There wasn’t. I didn’t particularly like the film, though I suppose I didn’t hate it, but it did make me think about what makes good writing and, really, helps make good journalism and what Unstoppable didn’t have elements of either.

Unstoppable, a film about an unmanned train heading toward a large community, has its marketing wrong. It bills itself as having been inspired by a true story. That is true, it turns out, but while creative license is expected and it remains true enough to the heart of the story to be ‘inspired by it,’ it comes into action movie territory with a degree of implausibility and disinterest toward detail and development that I can’t say it’ll be a memorable film for me.

There are three sins from this movie that any writer should check on him or herself:

  • It’s not authentic — The most compelling fiction blurs the lines of reality and fantasy, right? So how come a movie based on actual events that were damn compelling on their own comes off as seeming so damn contrived? The movie starts in ‘Southern Pennsylvania,’ which isn’t a real place at all, but rather exactly what I’d picture someone who never picked up a phone to talk to someone from central Pennsylvania would assume of a salt-of-the-earth, coal-enriched, blue collar, small town in the Keystone State. The Lesson: The details make the best writing and journalism, how people actually look, talk and live, not how you assume they do.
  • It’s not complex — I’ll point out that, again, this just might be a case that this film should have been marketed as a blow-up action movie, but because of its real-life roots and Washington as an acting force, I expected something more. Throughout this film,  the antagonists are maniacally evil, the protagonists are endlessly good natured and only charmingly flawed, and everything else falls into place. (That runs into contrast with the excellent Social Network). The Lesson: The world tends to be far less simple than we want it to be, so challenge your audience with the nuance that makes decisions and drama hard.
  • It’s point isn’t clear — I’m not entirely sure what, but as the critical Salon review also pointed out, it seemed some point is being made by incessant media coverage throughout the film. Perhaps it’s a new device to help tell the story, but it felt again like a point was being made, which further confused me as to whether I was watching an action movie or a thriller. Of course, the media coverage didn’t seem particularly on-point to be critical or satirical. The Lesson: If you’re going to have a point, make it clear quickly, or risk being tuned out.

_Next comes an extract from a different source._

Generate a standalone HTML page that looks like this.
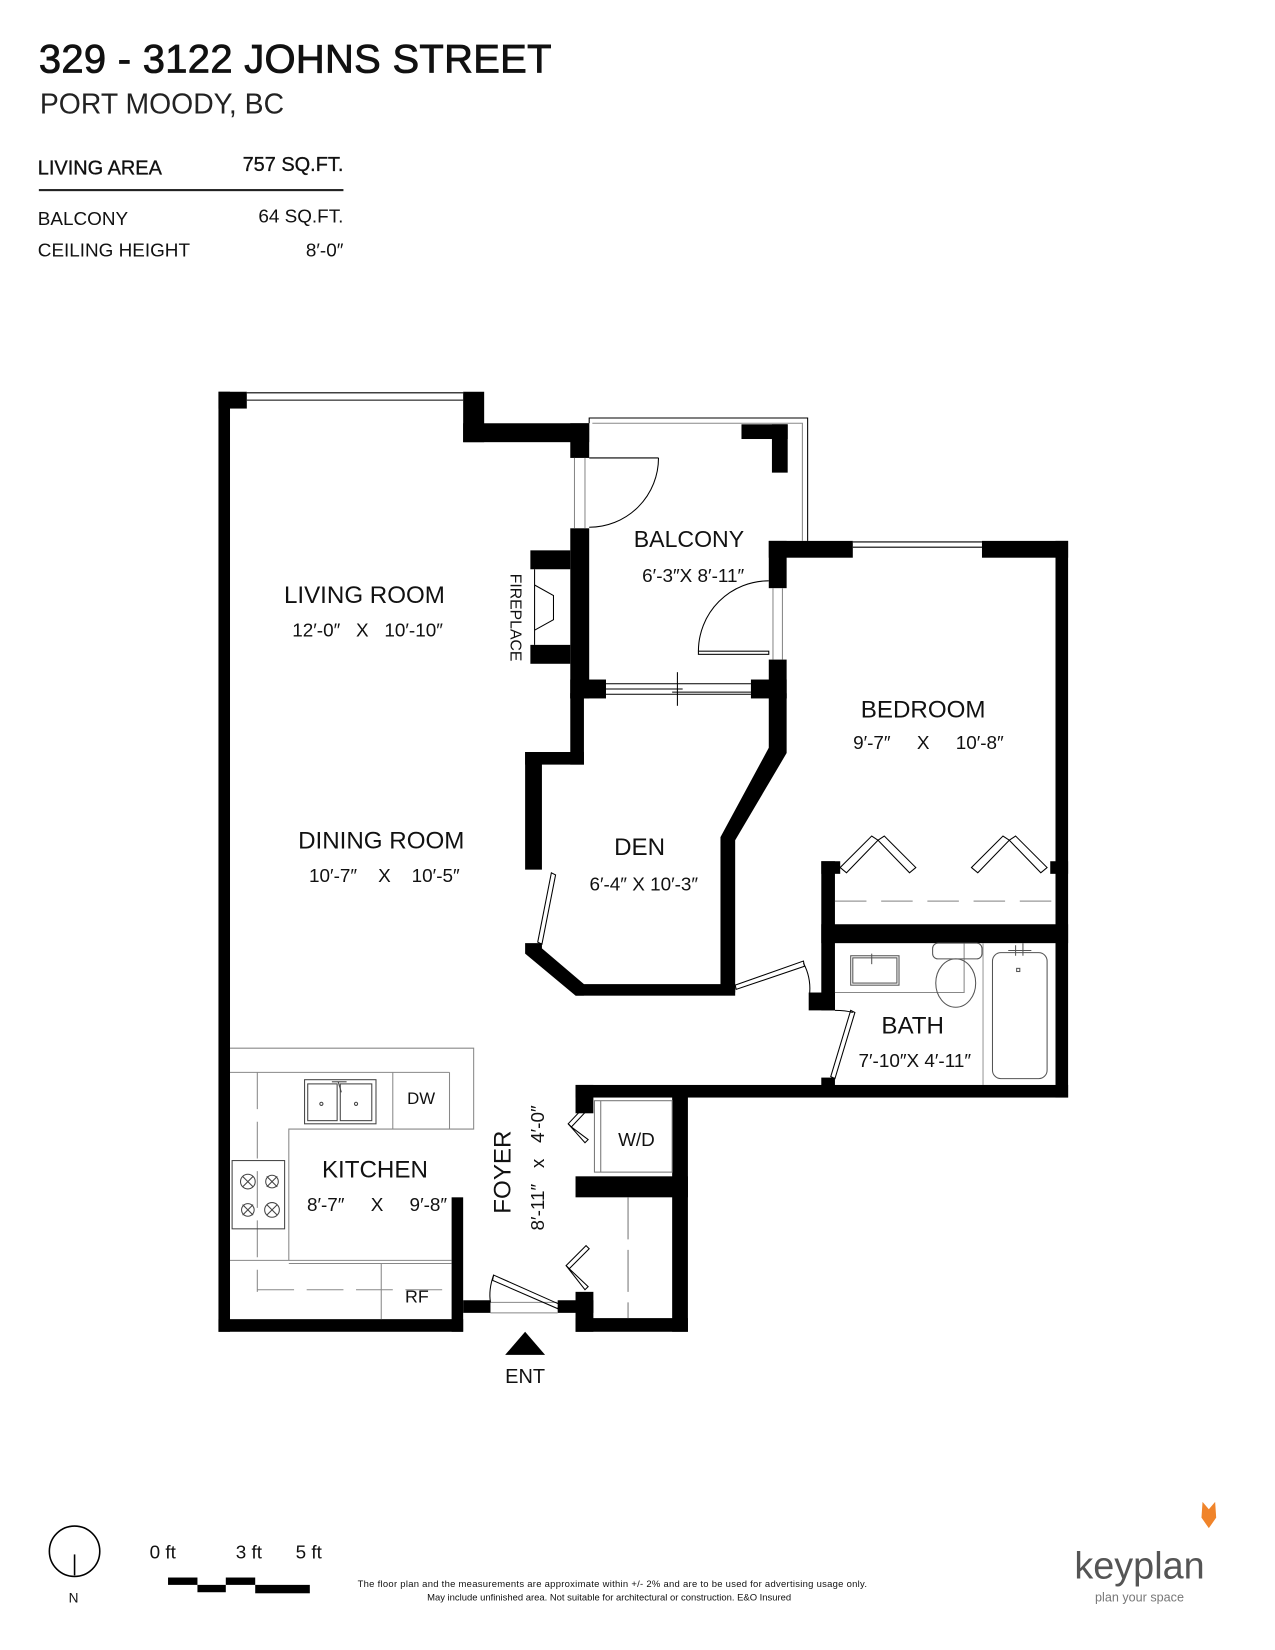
<!DOCTYPE html>
<html><head><meta charset="utf-8"><style>
html,body{margin:0;padding:0;background:#fff}
svg{display:block}
text{font-family:"Liberation Sans",sans-serif;fill:#111;white-space:pre}
</style></head><body>
<svg width="1275" height="1650" viewBox="0 0 1214 1571" preserveAspectRatio="none" xmlns="http://www.w3.org/2000/svg" xml:space="preserve">
<text x="37" y="69" font-size="38" stroke="#111" stroke-width="0.8" letter-spacing="0.3">329 - 3122 JOHNS STREET</text>
<text x="38" y="108" font-size="27" style="fill:#222">PORT MOODY, BC</text>
<text x="36" y="166" font-size="19" stroke="#111" stroke-width="0.3">LIVING AREA</text>
<text x="327" y="163" font-size="19" text-anchor="end" stroke="#111" stroke-width="0.3">757 SQ.FT.</text>
<rect x="37" y="180" width="290" height="2" fill="#222"/>
<text x="36" y="214" font-size="18">BALCONY</text>
<text x="327" y="212" font-size="18" text-anchor="end">64 SQ.FT.</text>
<text x="36" y="244" font-size="18">CEILING HEIGHT</text>
<text x="327" y="244" font-size="18" text-anchor="end">8′-0″</text>

<g fill="#000" stroke="none">
<rect x="208" y="373" width="11" height="895"/>
<rect x="208" y="373" width="27" height="16"/>
<rect x="441" y="373" width="20" height="48"/>
<rect x="441" y="403" width="120" height="18"/>
<rect x="543" y="403" width="18" height="33"/>
<rect x="543" y="503" width="18" height="162"/>
<rect x="505" y="524" width="38" height="18"/>
<rect x="505" y="614" width="38" height="18"/>
<rect x="706" y="404" width="44" height="14"/>
<rect x="735" y="404" width="15" height="46"/>
<rect x="732" y="515" width="80" height="16"/>
<rect x="935" y="515" width="82" height="16"/>
<rect x="1005" y="515" width="12" height="530"/>
<rect x="732" y="515" width="17" height="45"/>
<rect x="732" y="628" width="17" height="37"/>
<rect x="543" y="647" width="34" height="18"/>
<rect x="715" y="647" width="34" height="18"/>
<polygon points="732,660 749,660 749,717 700,800 700,945 686,945 686,797 732,712"/>
<rect x="543" y="660" width="13" height="68"/>
<rect x="500" y="716" width="56" height="12"/>
<rect x="500" y="716" width="16" height="112"/>
<polygon points="500,898 516,898 516,903 556,937 556,948 548,948 500,908"/>
<rect x="548" y="937" width="152" height="11"/>
<rect x="782" y="820" width="18" height="12"/>
<rect x="782" y="820" width="13" height="142"/>
<rect x="782" y="880" width="235" height="18"/>
<rect x="1000" y="820" width="17" height="12"/>
<rect x="770" y="945" width="25" height="17"/>
<rect x="782" y="1026" width="13" height="8"/>
<rect x="548" y="1033" width="469" height="12"/>
<rect x="548" y="1033" width="17" height="27"/>
<rect x="640" y="1040" width="15" height="228"/>
<rect x="548" y="1120" width="107" height="20"/>
<rect x="548" y="1230" width="17" height="38"/>
<rect x="548" y="1255" width="107" height="13"/>
<rect x="531" y="1238" width="34" height="12"/>
<rect x="441" y="1238" width="26" height="12"/>
<rect x="430" y="1140" width="11" height="128"/>
<rect x="208" y="1256" width="233" height="12"/>
</g>

<g fill="none" stroke="#000" stroke-width="1">
<line x1="235" y1="374" x2="441" y2="374"/><line x1="235" y1="381" x2="441" y2="381"/>
<line x1="812" y1="516" x2="935" y2="516"/><line x1="812" y1="521" x2="935" y2="521"/>
<polyline points="561,403 561,398 769,398 769,515" />
<polyline points="564,403 764,403 764,515" stroke="#888"/>
<line x1="547" y1="436" x2="547" y2="503" stroke="#888"/><line x1="557" y1="436" x2="557" y2="503" stroke="#888"/>
<line x1="561" y1="436" x2="627" y2="436"/>
<path d="M627,436 A66,66 0 0 1 561,502"/>
<line x1="736" y1="560" x2="736" y2="628" stroke="#888"/><line x1="745" y1="560" x2="745" y2="628" stroke="#888"/>
<rect x="665" y="620" width="67" height="3"/>
<path d="M665,620 A67,67 0 0 1 732,553"/>
<line x1="577" y1="651" x2="715" y2="651"/><line x1="577" y1="661" x2="715" y2="661"/>
<line x1="577" y1="656" x2="650" y2="656"/><line x1="640" y1="659" x2="715" y2="659"/>
<line x1="645" y1="640" x2="645" y2="672"/>
<polyline points="509,542 509,614"/>
<polyline points="509,557 527,567 527,590 509,600"/>
<polygon points="525,831 529,833 516,899 512,897"/>
<polygon points="700,938 765,915 766,920 701,942"/>
<path d="M765,917 Q772,930 771,945"/>
<polygon points="810,962 814,964 795,1027 791,1025"/>
<path d="M795,962 Q805,962 812,964"/>
<polygon points="800,826 830,796 836,800 806,831"/>
<polygon points="836,800 842,796 872,826 866,831"/>
<polygon points="925,826 955,796 961,800 931,831"/>
<polygon points="961,800 967,796 997,826 991,831"/>
</g>
<line x1="795" y1="858" x2="1005" y2="858" stroke="#999" stroke-width="1.2" stroke-dasharray="30,14"/>
<g fill="none" stroke="#555" stroke-width="1">
<polyline points="795,945 918,945 918,898" stroke="#888"/>
<rect x="810" y="910" width="46" height="28"/><rect x="812" y="912" width="42" height="24"/>
<line x1="830" y1="908" x2="830" y2="918"/>
<rect x="888" y="898" width="47" height="15" rx="5"/>
<ellipse cx="910" cy="936" rx="19" ry="23"/>
<line x1="936" y1="898" x2="936" y2="1033" stroke="#999"/>
<rect x="945" y="907" width="52" height="120" rx="8"/>
<line x1="967" y1="900" x2="967" y2="910"/><line x1="974" y1="898" x2="974" y2="910"/>
<line x1="960" y1="905" x2="982" y2="905"/>
<rect x="968" y="922" width="3" height="3"/>
</g>
<g fill="none" stroke="#777" stroke-width="1">
<rect x="566" y="1048" width="74" height="68"/>
<line x1="572" y1="1048" x2="572" y2="1116"/>
<line x1="598" y1="1140" x2="598" y2="1255" stroke-dasharray="40,10"/>
</g>
<g fill="none" stroke="#000" stroke-width="1">
<polygon points="558,1052 541,1070 544,1073 561,1055"/>
<polygon points="541,1070 557,1088 560,1085 544,1073"/>
<polygon points="558,1186 539,1205 542,1208 561,1189"/>
<polygon points="539,1205 557,1228 560,1225 542,1208"/>
<line x1="467" y1="1240" x2="531" y2="1240" stroke="#888"/><line x1="467" y1="1250" x2="531" y2="1250" stroke="#888"/>
<polygon points="470,1214 533,1242 531,1246 469,1219"/>
<path d="M470,1214 Q465,1228 467,1240"/>
</g>
<g fill="none" stroke="#888" stroke-width="1">
<polyline points="219,998 451,998 451,1075 275,1075 275,1200 219,1200"/>
<line x1="219" y1="1021" x2="428" y2="1021"/>
<line x1="428" y1="1021" x2="428" y2="1075"/>
<line x1="374" y1="1021" x2="374" y2="1075"/>
<line x1="275" y1="1200" x2="430" y2="1200"/>
<line x1="275" y1="1203" x2="430" y2="1203"/>
<line x1="363" y1="1203" x2="363" y2="1256"/>
<line x1="245" y1="1021" x2="245" y2="1230" stroke-dasharray="35,12"/>
<line x1="245" y1="1228" x2="430" y2="1228" stroke-dasharray="35,12"/>
</g>
<g fill="none" stroke="#444" stroke-width="1">
<rect x="290" y="1028" width="68" height="42"/>
<rect x="293" y="1032" width="28" height="35"/><rect x="324" y="1032" width="30" height="35"/>
<line x1="322" y1="1030" x2="325" y2="1040"/><line x1="316" y1="1030" x2="330" y2="1030"/>
<circle cx="306" cy="1051" r="1.5"/><circle cx="339" cy="1051" r="1.5"/>
<rect x="221" y="1105" width="50" height="65"/>
<circle cx="236" cy="1125" r="7"/><circle cx="259" cy="1125" r="6"/>
<circle cx="236" cy="1152" r="6"/><circle cx="259" cy="1152" r="7"/>
<path d="M231,1120 l10,10 M241,1120 l-10,10 M254,1120 l10,10 M264,1120 l-10,10 M231,1147 l10,10 M241,1147 l-10,10 M254,1147 l10,10 M264,1147 l-10,10"/>
</g>

<g text-anchor="middle">
<text x="656" y="521" font-size="22">BALCONY</text>
<text x="660" y="554" font-size="18">6′-3″X 8′-11″</text>
<text x="347" y="574" font-size="23">LIVING ROOM</text>
<text x="350" y="606" font-size="18">12′-0″   X   10′-10″</text>
<text x="879" y="683" font-size="23">BEDROOM</text>
<text x="884" y="713" font-size="18">9′-7″     X     10′-8″</text>
<text x="363" y="808" font-size="23">DINING ROOM</text>
<text x="366" y="840" font-size="18">10′-7″    X    10′-5″</text>
<text x="609" y="814" font-size="23">DEN</text>
<text x="613" y="848" font-size="18">6′-4″ X 10′-3″</text>
<text x="869" y="984" font-size="23">BATH</text>
<text x="871" y="1016" font-size="18">7′-10″X 4′-11″</text>
<text x="357" y="1121" font-size="23">KITCHEN</text>
<text x="359" y="1153" font-size="18">8′-7″     X     9′-8″</text>
<text transform="translate(486,1116) rotate(-90)" font-size="23">FOYER</text>
<text transform="translate(518,1112) rotate(-90)" font-size="18">8′-11″   x   4′-0″</text>
<text transform="translate(486,588) rotate(90)" font-size="15">FIREPLACE</text>
<text x="606" y="1091" font-size="18">W/D</text>
<text x="401" y="1051" font-size="16">DW</text>
<text x="397" y="1240" font-size="17">RF</text>
<text x="500" y="1317" font-size="19">ENT</text>
</g>
<polygon points="500,1268 481,1290 519,1290" fill="#000"/>

<circle cx="71" cy="1477" r="24" fill="none" stroke="#000" stroke-width="1.5"/>
<line x1="71" y1="1480" x2="71" y2="1500" stroke="#000" stroke-width="1.5"/>
<text x="70" y="1526" font-size="13" text-anchor="middle">N</text>
<text x="155" y="1484" font-size="18" text-anchor="middle">0 ft</text>
<text x="237" y="1484" font-size="18" text-anchor="middle">3 ft</text>
<text x="294" y="1484" font-size="18" text-anchor="middle">5 ft</text>
<g fill="#000">
<rect x="160" y="1502" width="28" height="7"/>
<rect x="188" y="1509" width="27" height="7"/>
<rect x="215" y="1502" width="28" height="7"/>
<rect x="243" y="1509" width="52" height="8"/>
</g>
<text x="583" y="1511" font-size="9" text-anchor="middle" textLength="485">The floor plan and the measurements are approximate within +/- 2% and are to be used for advertising usage only.</text>
<text x="580" y="1524" font-size="9" text-anchor="middle">May include unfinished area. Not suitable for architectural or construction. E&amp;O Insured</text>
<text x="1085" y="1503" font-size="36" text-anchor="middle" style="fill:#555">keyplan</text>
<text x="1085" y="1525" font-size="12" text-anchor="middle" style="fill:#777">plan your space</text>
<polygon points="1145,1430 1151,1437 1157,1430 1158,1445 1151,1455 1144,1445" fill="#f0842a"/>
</svg>
</body></html>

On the writing side of things, it’s easy to say ‘Be more compelling than an action film,’ but it’s a lesson itself to just be clear in what you’re trying to do. Getting something out quickly will be evaluated differently than something well researched, so convey what the audience should expect. (For example Roger Ebert, who seems to have been expecting an action movie, liked it for its ‘craftsmanship,‘ and, to be sure, the cinematography does keep it entertaining).

..Also, don’t waste our time by taking someone as talented as Denzel Washington and making such a flat movie.